-- START Provided material --
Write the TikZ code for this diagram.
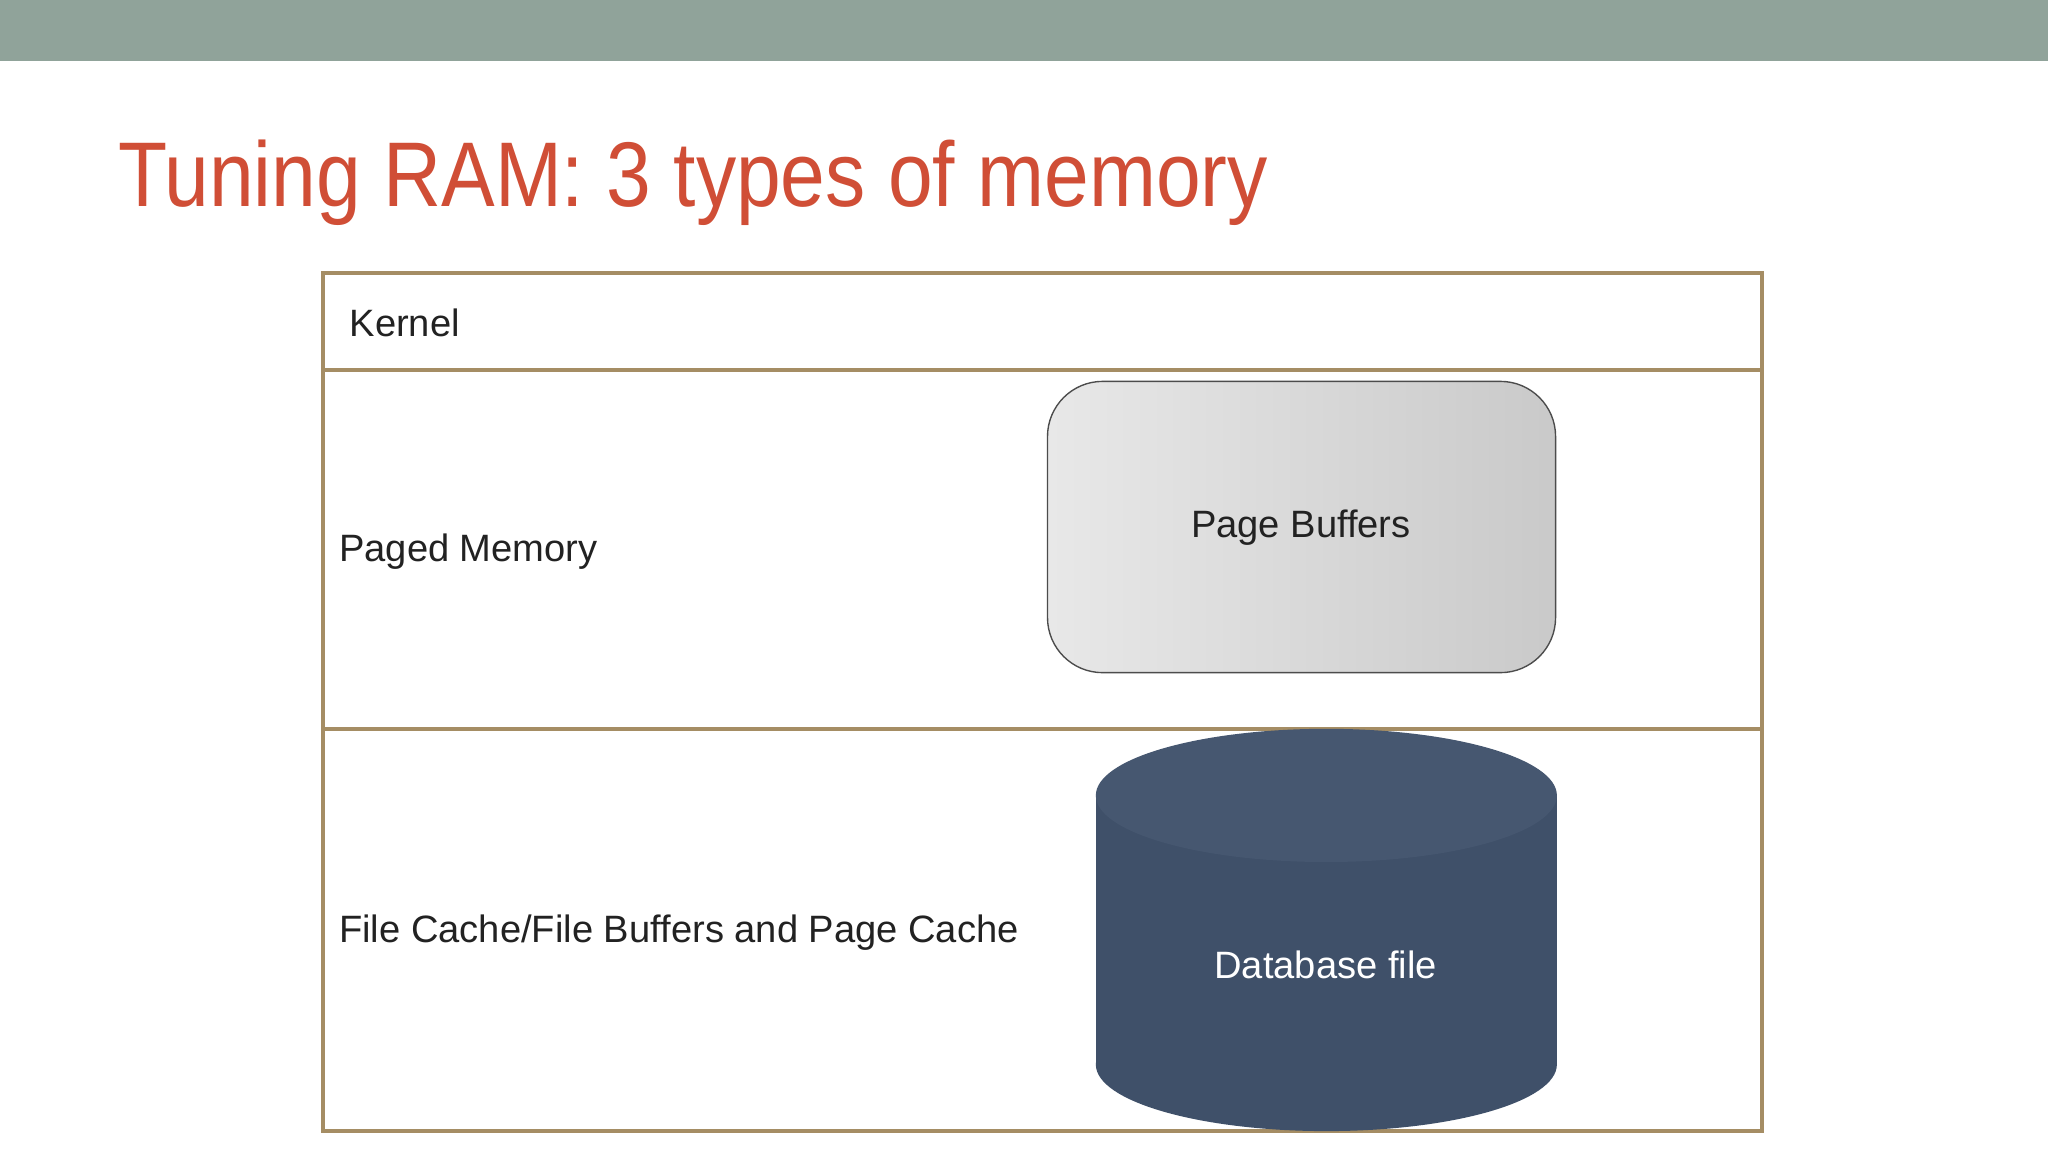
\documentclass[tikz,border=0pt]{standalone}
\usepackage{fontspec}
\setmainfont{Liberation Sans}
\definecolor{barc}{HTML}{90A39A}
\definecolor{titlec}{HTML}{D04E36}
\definecolor{framec}{HTML}{A58D64}
\definecolor{cylc}{HTML}{3F5069}
\definecolor{cyltop}{HTML}{465770}
\definecolor{txt}{HTML}{222222}
\begin{document}
\begin{tikzpicture}[x=0.01cm,y=-0.01cm,
  frame/.style={draw=framec,line width=0.9pt},
  lbl/.style={anchor=west,inner sep=0,font=\fontsize{8.3pt}{10pt}\selectfont,text=txt}]
\useasboundingbox (0,0) rectangle (1568,882);
\fill[white] (0,0) rectangle (1568,882);
\fill[barc] (0,0) rectangle (1568,47);
\node[anchor=base west,inner sep=0,text=titlec,xscale=0.875,font=\fontsize{20pt}{24pt}\selectfont] (title) at (90,158) {Tuning RAM: 3 types of memory};
\draw[frame] (247,209) rectangle (1349,866);
\draw[frame] (247,283) -- (1349,283);
\draw[frame] (247,558) -- (1349,558);
\node[lbl] (kernel) at (267,247) {Kernel};
\node[lbl] (paged) at (259,422) {Paged Memory};
\node[lbl] (filec) at (259,714) {File Cache/File Buffers and Page Cache};
\shade[left color=gray!18,right color=gray!42,draw=black!70,line width=0.3pt,rounded corners=12pt] (802,292) rectangle (1191,515);
\node[lbl,anchor=center] (pb) at (996,404) {Page Buffers};
\fill[cylc] (839,609) rectangle (1192,815);
\fill[cylc] (1015.5,815) ellipse [x radius=176.5, y radius=51];
\fill[cyltop] (1015.5,609) ellipse [x radius=176.5, y radius=51];
\node[lbl,anchor=center,text=white] (db) at (1015,739) {Database file};
\end{tikzpicture}
\end{document}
-- END Provided material --
> **Your instructions**:
Copy each line in full and exactly, omitting any picture.

> **Response to this exercise**:
Write the TikZ code for this diagram.
\documentclass[tikz,border=0pt]{standalone}
\usepackage{fontspec}
\setmainfont{Liberation Sans}
\definecolor{barc}{HTML}{90A39A}
\definecolor{titlec}{HTML}{D04E36}
\definecolor{framec}{HTML}{A58D64}
\definecolor{cylc}{HTML}{3F5069}
\definecolor{cyltop}{HTML}{465770}
\definecolor{txt}{HTML}{222222}
\begin{document}
\begin{tikzpicture}[x=0.01cm,y=-0.01cm,
  frame/.style={draw=framec,line width=0.9pt},
  lbl/.style={anchor=west,inner sep=0,font=\fontsize{8.3pt}{10pt}\selectfont,text=txt}]
\useasboundingbox (0,0) rectangle (1568,882);
\fill[white] (0,0) rectangle (1568,882);
\fill[barc] (0,0) rectangle (1568,47);
\node[anchor=base west,inner sep=0,text=titlec,xscale=0.875,font=\fontsize{20pt}{24pt}\selectfont] (title) at (90,158) {Tuning RAM: 3 types of memory};
\draw[frame] (247,209) rectangle (1349,866);
\draw[frame] (247,283) -- (1349,283);
\draw[frame] (247,558) -- (1349,558);
\node[lbl] (kernel) at (267,247) {Kernel};
\node[lbl] (paged) at (259,422) {Paged Memory};
\node[lbl] (filec) at (259,714) {File Cache/File Buffers and Page Cache};
\shade[left color=gray!18,right color=gray!42,draw=black!70,line width=0.3pt,rounded corners=12pt] (802,292) rectangle (1191,515);
\node[lbl,anchor=center] (pb) at (996,404) {Page Buffers};
\fill[cylc] (839,609) rectangle (1192,815);
\fill[cylc] (1015.5,815) ellipse [x radius=176.5, y radius=51];
\fill[cyltop] (1015.5,609) ellipse [x radius=176.5, y radius=51];
\node[lbl,anchor=center,text=white] (db) at (1015,739) {Database file};
\end{tikzpicture}
\end{document}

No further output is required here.